Researchers from King’s College London are currently working on a study investigating ways to model the factors that can predict the success of applications in innovation programmes like MediaFutures. The growing availability of administrative data from open innovation programmes is creating new opportunities for enhancing and auditing their selection practices. Previous research has explored the use of past data to build predictive models for shortlisting applicants and allocating resources more efficiently during review. Another avenue of research relates to interpreting the model parameters to ensure that the trends detected in past data align with the intended objectives of public funders.

The whitepaper the team is working on presents a quantitative investigation of open call applications and selection decisions from three EU-funded data incubators that operated between the years of 2016 to 2021. Using data from 725 applications received by the DMS Accelerator, DataPitch and ODINE programmes, it presents a methodological approach for quantifying unstructured aspects of application texts and team characteristics, and for measuring their explanatory power in predicting the acceptance or rejection of an applicant. It also discusses tools for obtaining demographic metrics from applicants’ names where explicit data on equality, diversity and inclusion (EDI) are unavailable.

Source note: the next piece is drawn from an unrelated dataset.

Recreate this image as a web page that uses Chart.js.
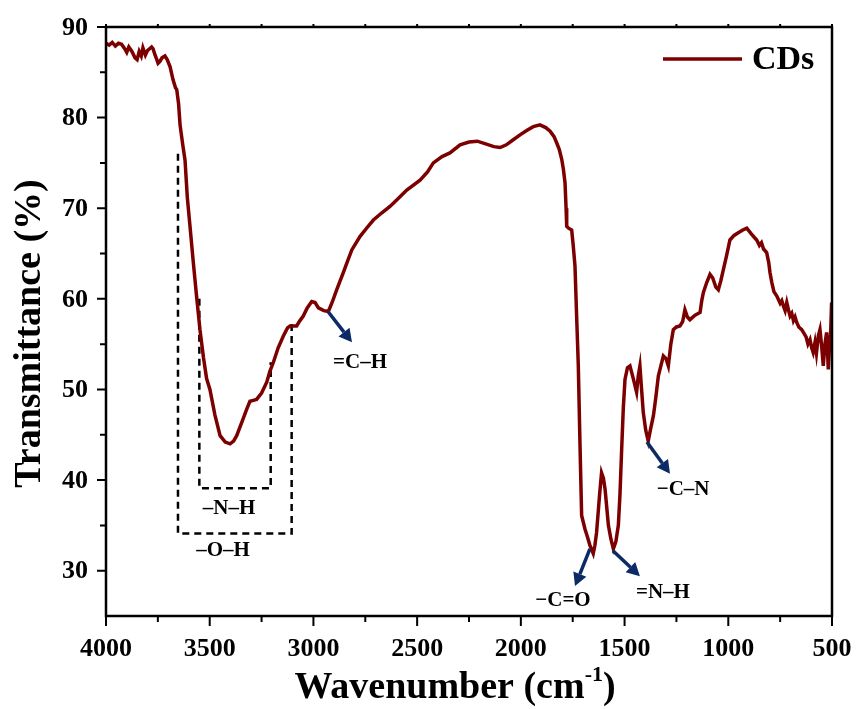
<!DOCTYPE html>
<html>
<head>
<meta charset="utf-8">
<title>FTIR - CDs</title>
<script src="https://cdn.jsdelivr.net/npm/chart.js@4.4.0/dist/chart.umd.min.js"></script>
<style>
    html, body { margin: 0; padding: 0; background: #fff; }
    #wrap { width: 858px; height: 709px; }
</style>
</head>
<body>
<div id="wrap"><canvas id="ftirCanvas"></canvas></div>
<script>
// FTIR 光谱数据 (波数 cm-1 / 透过率 %)
const wavenumber = [
    4000, 3985, 3970, 3955, 3940, 3925, 3910, 3900, 3890, 3875, 3860, 3850, 3840, 3830, 3822, 3810,
    3800, 3790, 3780, 3773, 3765, 3755, 3749, 3740, 3730, 3716, 3705, 3691, 3677, 3665, 3659, 3650,
    3643, 3630, 3619, 3608, 3595, 3579, 3563, 3547, 3530, 3515, 3499, 3475, 3450, 3425, 3402, 3385,
    3370, 3345, 3322, 3306, 3290, 3274, 3250, 3225, 3210, 3193, 3170, 3145, 3125, 3113, 3095, 3081,
    3065, 3049, 3030, 3008, 2992, 2976, 2950, 2928, 2910, 2888, 2856, 2835, 2815, 2775, 2740, 2711,
    2670, 2631, 2590, 2550, 2486, 2450, 2422, 2380, 2342, 2293, 2250, 2210, 2170, 2130, 2100, 2070,
    2040, 2004, 1970, 1940, 1908, 1880, 1859, 1840, 1827, 1815, 1803, 1795, 1787, 1782, 1779, 1770,
    1755, 1748, 1739, 1731, 1723, 1715, 1707, 1691, 1680, 1667, 1651, 1643, 1635, 1620, 1611, 1602,
    1594, 1586, 1578, 1566, 1554, 1542, 1530, 1522, 1514, 1506, 1498, 1486, 1474, 1458, 1442, 1434,
    1426, 1418, 1410, 1398, 1386, 1375, 1361, 1350, 1337, 1325, 1313, 1300, 1289, 1277, 1265, 1250,
    1233, 1220, 1209, 1197, 1185, 1160, 1136, 1128, 1120, 1104, 1088, 1075, 1060, 1048, 1036, 1024,
    1008, 992, 972, 952, 930, 911, 890, 875, 863, 850, 840, 830, 815, 805, 799, 790,
    780, 766, 750, 742, 734, 726, 718, 710, 702, 694, 686, 678, 670, 660, 646, 635,
    625, 616, 606, 598, 591, 582, 575, 566, 558, 550, 542, 534, 526, 522, 518, 512,
    506, 502, 500
];
const transmittance = [
    88.2, 88.0, 88.3, 87.9, 88.2, 88.1, 87.6, 87.2, 87.8, 87.3, 86.6, 86.4, 87.3, 86.8, 87.7, 86.9,
    87.4, 87.6, 87.8, 87.6, 87.0, 86.4, 86.0, 86.2, 86.6, 86.8, 86.4, 85.6, 84.2, 83.3, 83.1, 81.5,
    79.2, 77.0, 75.3, 71.2, 68.0, 64.0, 60.2, 56.6, 53.5, 51.2, 50.0, 47.2, 44.9, 44.2, 44.0, 44.3,
    44.9, 46.4, 47.8, 48.7, 48.8, 48.9, 49.6, 50.8, 52.0, 53.0, 54.6, 55.9, 56.8, 57.0, 57.0, 57.0,
    57.6, 58.1, 59.0, 59.7, 59.6, 59.0, 58.7, 58.6, 59.6, 61.0, 62.9, 64.2, 65.4, 66.9, 67.9, 68.7,
    69.5, 70.2, 71.1, 72.0, 73.1, 74.0, 75.0, 75.7, 76.1, 77.0, 77.3, 77.4, 77.1, 76.8, 76.7, 77.0,
    77.5, 78.1, 78.6, 79.0, 79.2, 78.9, 78.5, 77.9, 77.2, 76.5, 75.4, 74.3, 72.8, 70.0, 68.0, 67.8,
    67.6, 66.0, 63.6, 58.0, 52.6, 44.0, 36.1, 34.6, 33.8, 32.8, 31.9, 32.8, 34.2, 38.5, 40.8, 40.2,
    39.0, 37.0, 35.0, 33.5, 32.4, 33.2, 35.0, 38.5, 43.4, 48.0, 51.1, 52.4, 52.6, 51.2, 49.7, 51.5,
    52.6, 50.0, 47.5, 45.5, 44.3, 45.6, 47.1, 49.0, 51.5, 52.6, 53.7, 53.4, 52.6, 55.0, 56.6, 56.9,
    57.0, 57.5, 58.8, 58.0, 57.7, 58.2, 58.5, 59.8, 60.7, 61.8, 62.7, 62.3, 61.3, 61.0, 62.0, 63.2,
    64.8, 66.5, 67.0, 67.3, 67.6, 67.8, 67.2, 66.8, 66.5, 65.9, 66.2, 65.5, 65.1, 64.0, 62.9, 61.8,
    60.8, 60.3, 59.5, 59.8, 59.2, 58.7, 59.6, 58.8, 58.1, 58.4, 57.6, 58.0, 57.4, 56.9, 56.6, 56.2,
    55.8, 55.0, 55.5, 54.6, 54.1, 55.2, 54.0, 55.9, 56.6, 54.8, 52.6, 55.0, 56.3, 54.5, 52.2, 54.8,
    56.5, 59.6, 57.0
];
const xTicks = [4000, 3500, 3000, 2500, 2000, 1500, 1000, 500];
const yTicks = [30, 40, 50, 60, 70, 80, 90];
const seriesName = 'CDs';

// 标注: 虚线框 / 箭头 / 文字 (数据坐标)
const bandBoxes = [
    [[3653, 76.0], [3653, 34.1], [3105, 34.1], [3105, 57.4]],
    [[3550, 60.0], [3550, 39.1], [3206, 39.1], [3206, 53.0]]
];
const peakArrows = [
    [[2930, 58.6], [2814, 55.2]],
    [[1667, 32.4], [1739, 28.3]],
    [[1556, 32.2], [1426, 29.4]],
    [[1392, 44.2], [1281, 40.7]]
];
const peakLabels = [
    ['=C\u2013H', 2775, 53.0],
    ['\u2013N\u2013H', 3407, 36.8],
    ['\u2013O\u2013H', 3436, 32.2],
    ['\u2212C=O', 1797, 26.7],
    ['=N\u2013H', 1315, 27.6],
    ['\u2212C\u2013N', 1218, 39.0]
];

const serif = "'Liberation Serif', 'Times New Roman', serif";
const lineColor = '#7d0000';
const arrowColor = '#0b2a66';

const ftirDecor = {
    id: 'ftirDecor',
    beforeDatasetsDraw(chart) {
        const { ctx, scales: { x, y } } = chart;
        ctx.save();
        ctx.strokeStyle = '#000';
        ctx.lineWidth = 2.5;
        ctx.setLineDash([7, 5]);
        bandBoxes.forEach(box => {
            ctx.beginPath();
            box.forEach(([w, t], i) => {
                const px = x.getPixelForValue(w);
                const py = y.getPixelForValue(t);
                if (i === 0) ctx.moveTo(px, py); else ctx.lineTo(px, py);
            });
            ctx.stroke();
        });
        ctx.restore();
    },
    afterDraw(chart) {
        const { ctx, chartArea: a, scales: { x, y } } = chart;
        ctx.save();

        // 边框
        ctx.strokeStyle = '#000';
        ctx.lineWidth = 2.5;
        ctx.strokeRect(a.left, a.top, a.right - a.left, a.bottom - a.top);

        // 刻度线 (主/次)
        ctx.lineWidth = 2;
        ctx.beginPath();
        xTicks.forEach((v, i) => {
            const px = x.getPixelForValue(v);
            ctx.moveTo(px, a.bottom); ctx.lineTo(px, a.bottom + 10);
            ctx.moveTo(px, a.top); ctx.lineTo(px, a.top - 3);
            if (i < xTicks.length - 1) {
                const mx = x.getPixelForValue((v + xTicks[i + 1]) / 2);
                ctx.moveTo(mx, a.bottom); ctx.lineTo(mx, a.bottom + 6);
                ctx.moveTo(mx, a.top); ctx.lineTo(mx, a.top - 3);
            }
        });
        yTicks.forEach((v, i) => {
            const py = y.getPixelForValue(v);
            ctx.moveTo(a.left, py); ctx.lineTo(a.left - 9, py);
            if (i < yTicks.length - 1) {
                const my = y.getPixelForValue((v + yTicks[i + 1]) / 2);
                ctx.moveTo(a.left, my); ctx.lineTo(a.left - 6, my);
            }
        });
        ctx.stroke();

        // 刻度标签
        ctx.fillStyle = '#000';
        ctx.font = 'bold 26px ' + serif;
        ctx.textBaseline = 'middle';
        ctx.textAlign = 'center';
        xTicks.forEach(v => ctx.fillText(String(v), x.getPixelForValue(v), a.bottom + 33));
        ctx.textAlign = 'right';
        yTicks.forEach(v => ctx.fillText(String(v), a.left - 18, y.getPixelForValue(v) + 1));

        // 箭头
        ctx.strokeStyle = arrowColor;
        ctx.fillStyle = arrowColor;
        ctx.lineWidth = 3.5;
        peakArrows.forEach(([[w0, t0], [w1, t1]]) => {
            const x0 = x.getPixelForValue(w0), y0 = y.getPixelForValue(t0);
            const x1 = x.getPixelForValue(w1), y1 = y.getPixelForValue(t1);
            const ang = Math.atan2(y1 - y0, x1 - x0);
            const head = 13, half = 7;
            const bx = x1 - head * Math.cos(ang), by = y1 - head * Math.sin(ang);
            ctx.beginPath();
            ctx.moveTo(x0, y0);
            ctx.lineTo(bx, by);
            ctx.stroke();
            ctx.beginPath();
            ctx.moveTo(x1, y1);
            ctx.lineTo(bx + half * Math.sin(ang), by - half * Math.cos(ang));
            ctx.lineTo(bx - half * Math.sin(ang), by + half * Math.cos(ang));
            ctx.closePath();
            ctx.fill();
        });

        // 标注文字
        ctx.fillStyle = '#000';
        ctx.font = 'bold 21px ' + serif;
        ctx.textAlign = 'center';
        ctx.textBaseline = 'middle';
        peakLabels.forEach(([txt, w, t]) => {
            ctx.fillText(txt, x.getPixelForValue(w), y.getPixelForValue(t));
        });

        // 图例
        ctx.strokeStyle = lineColor;
        ctx.lineWidth = 3.5;
        ctx.beginPath();
        ctx.moveTo(a.right - 169, a.top + 32);
        ctx.lineTo(a.right - 90, a.top + 32);
        ctx.stroke();
        ctx.font = 'bold 34px ' + serif;
        ctx.textAlign = 'left';
        ctx.fillText(seriesName, a.right - 80, a.top + 33);

        // X 轴标题 (带上标)
        const mainFont = 'bold 38px ' + serif;
        const supFont = 'bold 22px ' + serif;
        ctx.font = mainFont;
        const p1 = 'Wavenumber (cm', p3 = ')';
        const w1 = ctx.measureText(p1).width, w3 = ctx.measureText(p3).width;
        ctx.font = supFont;
        const p2 = '-1';
        const w2 = ctx.measureText(p2).width;
        const total = w1 + w2 + w3;
        let tx = (a.left + a.right) / 2 - 14 - total / 2;
        const ty = a.bottom + 72;
        ctx.textBaseline = 'middle';
        ctx.font = mainFont;
        ctx.fillText(p1, tx, ty);
        ctx.font = supFont;
        ctx.fillText(p2, tx + w1, ty - 13);
        ctx.font = mainFont;
        ctx.fillText(p3, tx + w1 + w2, ty);

        // Y 轴标题
        ctx.translate(30, (a.top + a.bottom) / 2 + 12);
        ctx.rotate(-Math.PI / 2);
        ctx.textAlign = 'center';
        ctx.fillText('Transmittance (%)', 0, 0);

        ctx.restore();
    }
};

const ctx = document.getElementById('ftirCanvas').getContext('2d');
const points = wavenumber.map((w, i) => ({ x: w, y: transmittance[i] }));

new Chart(ctx, {
    type: 'line',
    data: {
        datasets: [{
            label: seriesName,
            data: points,
            borderColor: lineColor,
            borderWidth: 3.5,
            pointRadius: 0,
            tension: 0,
            fill: false
        }]
    },
    options: {
        responsive: true,
        maintainAspectRatio: false,
        animation: false,
        layout: { padding: { top: 27, right: 26, left: 0, bottom: 0 } },
        plugins: {
            legend: { display: false },
            tooltip: { enabled: false }
        },
        scales: {
            x: {
                type: 'linear',
                reverse: true,
                min: 500,
                max: 4000,
                afterBuildTicks: scale => { scale.ticks = xTicks.map(v => ({ value: v })); },
                afterFit: scale => { scale.height = 93; },
                grid: { display: false, drawTicks: false },
                border: { display: false },
                ticks: { display: false }
            },
            y: {
                min: 25,
                max: 90,
                afterBuildTicks: scale => { scale.ticks = yTicks.map(v => ({ value: v })); },
                afterFit: scale => { scale.width = 106; },
                grid: { display: false, drawTicks: false },
                border: { display: false },
                ticks: { display: false }
            }
        }
    },
    plugins: [ftirDecor]
});
</script>
</body>
</html>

Based on our analysis, we find that the use of past data for predictive modelling is not yet a viable option. We attribute this to the difficulty of quantifying subjective selection criteria and the shortage of data that capture successful applicants. Nonetheless, we were able to detect statistically significant trends in the existing data and to audit the parameters that contributed to companies’ chances of being selected. We found that disciplinary diversity and longer application answers consistently contributed to acceptance decisions. This suggests a strong preference for diverse expertise within teams and companies that make the effort to submit informative responses at application stage.

Other metrics such as the linguistic content of applications, team size and demographic diversity did not appear to be associated with selection decisions. Of these, demographic diversity is worthy of further attention. Although we were not able to detect any overt biases against teams containing women and non-European ethnicities, we were also unable to prove a selective preference for teams that were inclusive of this kind of diversity. We estimate that only 19% of individuals named inside applications were women, and that 19% came from ethnic minorities (11% Asian, 8% African). Our findings underscore the European Commission’s ongoing concern with pursuing better representation of women and ethnic minorities in industries affiliated with data and AI.

We conclude the paper with a summary of methodological implications and recommendations for other innovation programmes and researchers who may be considering the use of machine learning approaches for predictive or auditing purposes in the selection process.

In practical terms, this work has contributed to the design of MediaFutures’ second open call, and the inclusion of EDI details in application forms.